Poem WalkingWhat happens when we encounter a new poem? New poems can seem impenetrable. But maybe the idea is not to penetrate. If the poem is new, the reading experience is also new, unfamiliar, foreign to our eyes and ears, to our sensibilities. What happens when we read a poem?

In the darkroom, the developer slides the photographic paper into the chemical bath. Slowly, an image emerges. Reading a new poem is a similar process in as much as the full picture does not immediately reveal itself. But that’s as far as that analogy might go. A poem is not a photograph.

The poem as montage, as mosaic, the narrative line pieced together stitch by stitch. Begin anywhere.

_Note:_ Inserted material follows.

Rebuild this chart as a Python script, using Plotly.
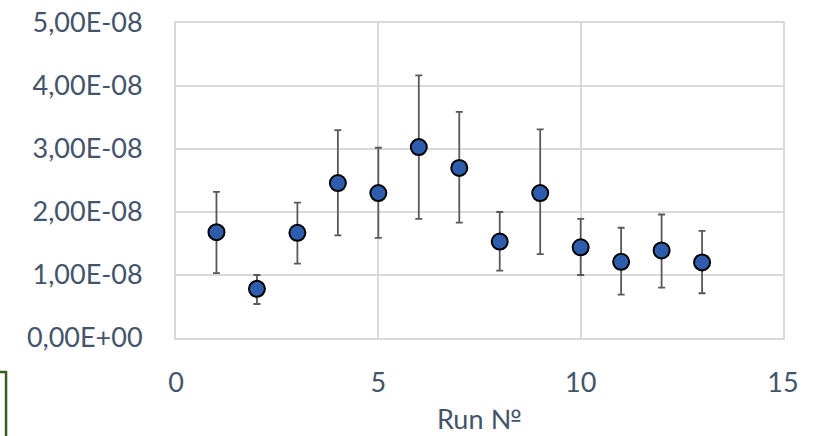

Poems are made with words, usually, and words have two basic kinds of meaning, denotative and connotative. With regard to connotative meaning, words suggest, have associative meanings, colloquial twists, and personal meanings. We have our favorite words, and words we find distasteful. “Are you going to eat those adverbs?” “No. I got sick on an adverb once, in grammar school.” Cultural, contextual meanings. We can’t control language.

When encountering a new poem, we ask the traditional questions: who is speaking, with what voice, and what is the intended audience, remembering not to confuse the speaker with the author, the audience for ourselves. What’s the speaker doing, talking about? What the diction, what the tone, what the setting, what the irony?

Here’s the poem under question: “Foxxcan Suicide (Stylish Boys in the Riot),” by Russell Bennetts (the editor of Berfrois). We look for help. Suicide we know. Painless, as the song says, though we doubt that, and that song is not about suicide. A soldier’s choices are limited. Are a reader’s choices similarly limited? Does “Foxxcan” suggest Foxconn, the so-called Foxconn suicides?

I recognize Starnbergersee, from T. S. Eliot’s The Waste Land, but is a single word enough to create an association? Why not? Eliot’s poem is fragmentary. “Foxxcan Suicide” is fragmentary, or so it seems. What if picking up on an Eliot reference is wrong? We could ask the author. No. What can the author know of the reader’s experience? Words are out of control once they hit the paper. The poem is a reading experience. And something more than Starnbergersee reminds me of Eliot: the many references, obscure to this reader, though I know who Axl Rose is, sort of, but I can’t say I know him, though he’s from my home town, big town. And the Roses had a label: UZI Suicide. So? Threads, though, links. And I know who Legacy Russell is, though not well enough to get the three asterisks at the end of that line, asterisks that point to no footnote.

Still, I like the new poem. I like the fragmented narrative. I like it for its changes in diction and speech, its orality, its lyrical last stanza, or paragraph, the socio-economic comment it ends on. I like the almost hidden poetic characteristics, the rhyme, for example, of “Legacy,” “easy,” and “please me.” Gradually, more of the picture seems to emerge: the teen spirit (Nirvana). Maybe it’s language that has become suicidal. The poem casts this reader as a kind of outsider, beyond the pale. Maybe I just don’t get it. “Well, how does it feel?”

Some time ago, in a workshop with David Biespiel, we used a kind of shorthand response technique as a way of quickly getting at new reading experiences. David called the technique, “What I See.” You had to tell it, what you saw, in 25 words or less, or so. Kenneth Koch taught a similar kind of technique, an attempt to get at the poem’s “idea.” What’s the idea, Koch asks, of Blake’s poem “The Tyger”? The speaker is asking questions of the wild animal, but of course the Tyger does not respond. The questions the speaker asks seem to have something to do with who made the Tyger, the maker’s character. Blake uses images of a blacksmith to try to picture the Tyger’s maker. For Blake, the blacksmith would still have been a powerful and practical individual, a maker of things useful, but his work was being subsumed at the same time by larger manufacturing forces that would come to be known as the Industrial Revolution. And that revolution would give way to more: “Stylish Boys in the Riot.”

What happens when we read a poem? From the Paris Review Interviews, this one with August Kleinzahler:

INTERVIEWER: Recently Poetry posed a question about the social utility of poetry. Does that interest you?
KLEINZAHLER: No. I agree with Auden that “poetry makes nothing happen.” Nothing else needs to be said about it.